Photoluminescence of Lu3Al5O12:Bi and Y3Al5O12:Bi single crystalline films

Single crystalline films of Lu3Al5O12:Bi and Y3Al5O12:Bi have been studied at 4.2–450 K by the time-resolved luminescence spectroscopy method. Their emission spectrum consists of two types of bands with strongly different characteristics. The ultraviolet band consists of two components, arising from the electronic transitions which correspond to the 3P1 → 1S0 and 3P0 → 1S0 transitions in a free Bi3+ ion. At T < 80 K, mainly the lower-energy component with the decay time ∼10−3 s is observed, arising from the metastable 3P0 level. At T > 150 K, the higher-energy component prevails, arising from the thermally populated emitting 3P1 level. The visible emission spectrum consists of two dominant strongly overlapped broad bands with large Stokes shifts. At 4.2 K, their decay times are ∼10−5 s and ∼10−4 s and decrease with increasing temperature.
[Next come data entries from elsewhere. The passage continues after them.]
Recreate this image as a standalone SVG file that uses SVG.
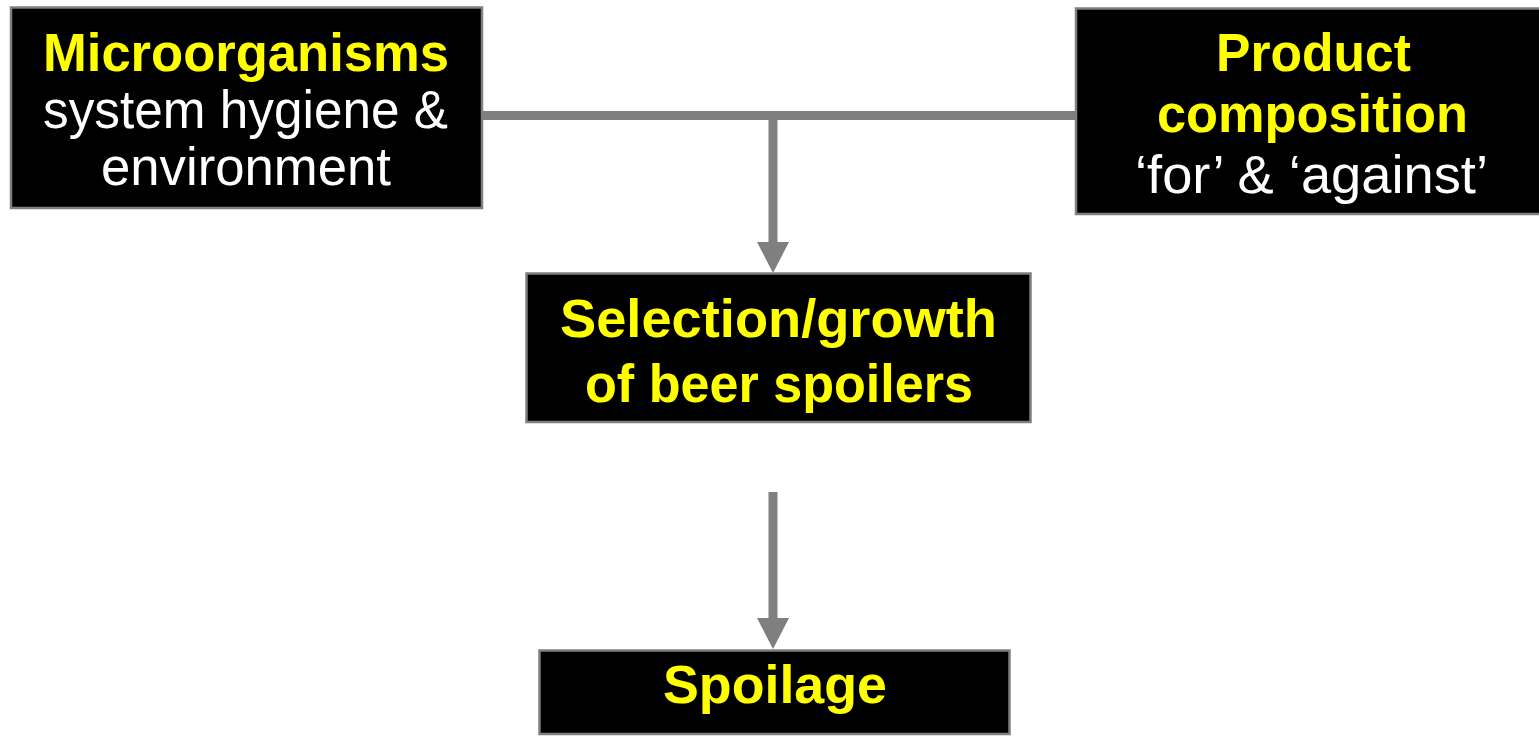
<svg xmlns="http://www.w3.org/2000/svg" width="1539" height="737" viewBox="0 0 1539 737">
<style>
.box{fill:#000;stroke:#7f7f7f;stroke-width:2.5}
.t{font-family:"Liberation Sans",Arial,sans-serif;font-size:53px}
.y{fill:#ffff00;font-weight:bold}
.w{fill:#fff}
.c{stroke:#7f7f7f;stroke-width:9;fill:none}
.h{fill:#7f7f7f}
</style>
<rect width="1539" height="737" fill="#fff"/>
<g id="connectors">
<line class="c" x1="482" y1="115.5" x2="1076" y2="115.5"/>
<line class="c" x1="773" y1="115" x2="773" y2="244"/>
<polygon class="h" points="757,242 789,242 773,273"/>
<line class="c" x1="773" y1="492" x2="773" y2="620"/>
<polygon class="h" points="757,618 789,618 773,649"/>
</g>
<g id="microorganisms">
<rect class="box" x="11" y="7.5" width="471" height="200.5"/>
<text class="t y" x="43" y="71" textLength="406" lengthAdjust="spacingAndGlyphs">Microorganisms</text>
<text class="t w" x="43" y="128" textLength="405" lengthAdjust="spacingAndGlyphs">system hygiene &amp;</text>
<text class="t w" x="101" y="185" textLength="290" lengthAdjust="spacingAndGlyphs">environment</text>
</g>
<g id="product">
<rect class="box" x="1076" y="8.5" width="466" height="205.5"/>
<text class="t y" x="1216" y="71" textLength="195" lengthAdjust="spacingAndGlyphs">Product</text>
<text class="t y" x="1157" y="132" textLength="311" lengthAdjust="spacingAndGlyphs">composition</text>
<text class="t w" x="1135" y="193" textLength="353" lengthAdjust="spacingAndGlyphs">‘for’ &amp; ‘against’</text>
</g>
<g id="selection">
<rect class="box" x="526.5" y="273.5" width="504" height="148.5"/>
<text class="t y" x="560" y="337" textLength="437" lengthAdjust="spacingAndGlyphs">Selection/growth</text>
<text class="t y" x="585" y="402" textLength="388" lengthAdjust="spacingAndGlyphs">of beer spoilers</text>
</g>
<g id="spoilage">
<rect class="box" x="539.5" y="650.5" width="470" height="83.5"/>
<text class="t y" x="663" y="703" textLength="224" lengthAdjust="spacingAndGlyphs">Spoilage</text>
</g>
</svg>
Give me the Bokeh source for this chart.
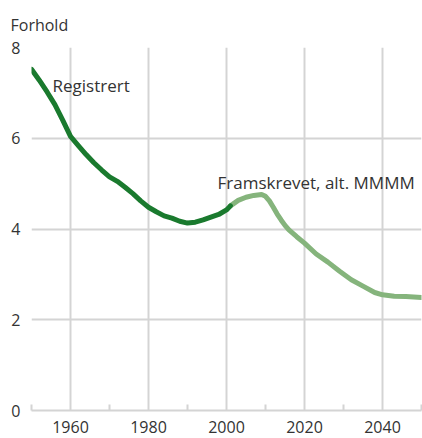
from bokeh.plotting import figure
from bokeh.models import FixedTicker, Range1d, Label
from bokeh.embed import file_html
from bokeh.resources import INLINE

# Registered
reg_years = [1950, 1952, 1954, 1956, 1958, 1960, 1962, 1964, 1966, 1968, 1970,
             1972, 1974, 1976, 1978, 1980, 1982, 1984, 1986, 1988, 1990,
             1992, 1994, 1996, 1998, 2000, 2001]
reg_vals = [7.52, 7.28, 7.02, 6.74, 6.4, 6.04, 5.84, 5.64, 5.46, 5.3, 5.15,
            5.05, 4.92, 4.78, 4.62, 4.48, 4.38, 4.29, 4.24, 4.17, 4.13,
            4.15, 4.2, 4.26, 4.32, 4.42, 4.51]

# Projected, alt. MMMM
proj_years = [2001, 2003, 2005, 2007, 2009, 2010, 2011, 2012, 2013, 2014, 2015,
              2016, 2018, 2020, 2023, 2026, 2029, 2032, 2035, 2038, 2040, 2043,
              2046, 2050]
proj_vals = [4.51, 4.63, 4.7, 4.74, 4.76, 4.72, 4.62, 4.48, 4.33, 4.2, 4.08,
             3.98, 3.83, 3.69, 3.45, 3.27, 3.07, 2.88, 2.74, 2.6, 2.55, 2.52,
             2.51, 2.49]

x_ticks = [1960, 1980, 2000, 2020, 2040]
x_minor = [1950, 1970, 1990, 2010, 2030, 2050]
y_ticks = [0, 2, 4, 6, 8]

FONT = "Open Sans"
TXT = "#333333"
GRID = "#d4d4d4"

p = figure(width=422, height=438, output_backend="svg", toolbar_location=None,
           x_range=Range1d(1950, 2050), y_range=Range1d(0, 8),
           min_border_left=31, min_border_right=1, min_border_top=46,
           min_border_bottom=28)
p.outline_line_color = None
p.background_fill_color = "white"

p.title.text = "Forhold"
p.title.text_font = FONT
p.title.text_font_size = "16px"
p.title.text_font_style = "normal"
p.title.text_color = TXT
p.title.offset = -21
p.title.standoff = 23

p.xgrid.ticker = FixedTicker(ticks=[1950] + x_ticks + [2050])
p.ygrid.ticker = FixedTicker(ticks=y_ticks)
for g in (p.xgrid, p.ygrid):
    g.grid_line_color = GRID
    g.grid_line_width = 2

p.xaxis.ticker = FixedTicker(ticks=x_ticks, minor_ticks=x_minor)
p.xaxis.axis_line_color = GRID
p.xaxis.axis_line_width = 2
p.xaxis.major_tick_line_color = None
p.xaxis.minor_tick_line_color = GRID
p.xaxis.minor_tick_line_width = 2
p.xaxis.minor_tick_in = 6
p.xaxis.minor_tick_out = 0
p.xaxis.major_label_standoff = 4

p.yaxis.ticker = FixedTicker(ticks=y_ticks)
p.yaxis.axis_line_color = None
p.yaxis.major_tick_line_color = None
p.yaxis.minor_tick_line_color = None
p.yaxis.major_tick_out = 0
p.yaxis.major_label_standoff = 11

for ax in (p.xaxis, p.yaxis):
    ax.major_label_text_font = FONT
    ax.major_label_text_font_size = "16px"
    ax.major_label_text_color = TXT

p.line(proj_years, proj_vals, line_color="#85b47c", line_width=5, line_cap="round")
p.line(reg_years, reg_vals, line_color="#1a7a2e", line_width=5, line_cap="round")

p.add_layout(Label(x=1955.4, y=7.17, text="Registrert", text_font=FONT,
                   text_font_size="17px", text_color=TXT, text_baseline="middle"))
p.add_layout(Label(x=1997.7, y=5.02, text="Framskrevet, alt. MMMM", text_font=FONT,
                   text_font_size="17px", text_color=TXT, text_baseline="middle"))

open("out.html", "w").write(file_html(p, INLINE))
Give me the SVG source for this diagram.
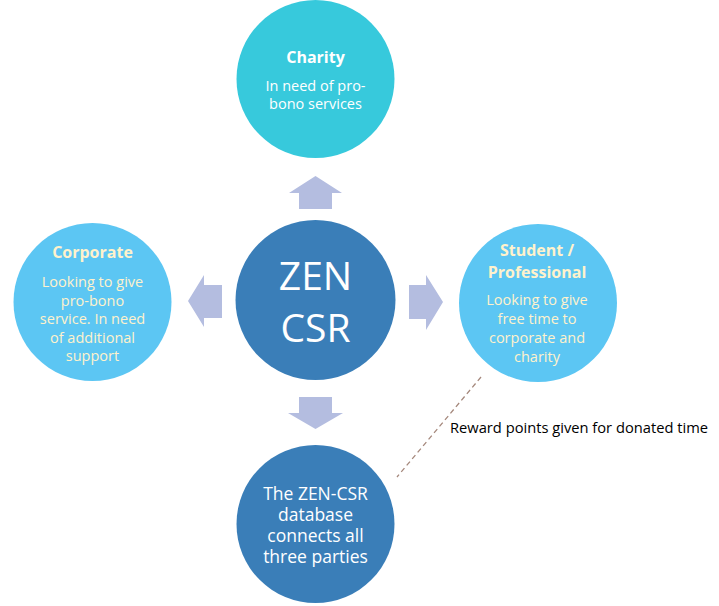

Both of the visible emission bands are assumed to be of an exciton origin. The lower-energy band is ascribed to an exciton, localized near a single Bi3+ ion. The higher-energy band, showing a stronger intensity dependence on the Bi3+ content, is assumed to arise from an exciton, localized near a dimer Bi3+ center. The structure of the corresponding excited states is considered, and the processes, taking place in these states, are discussed.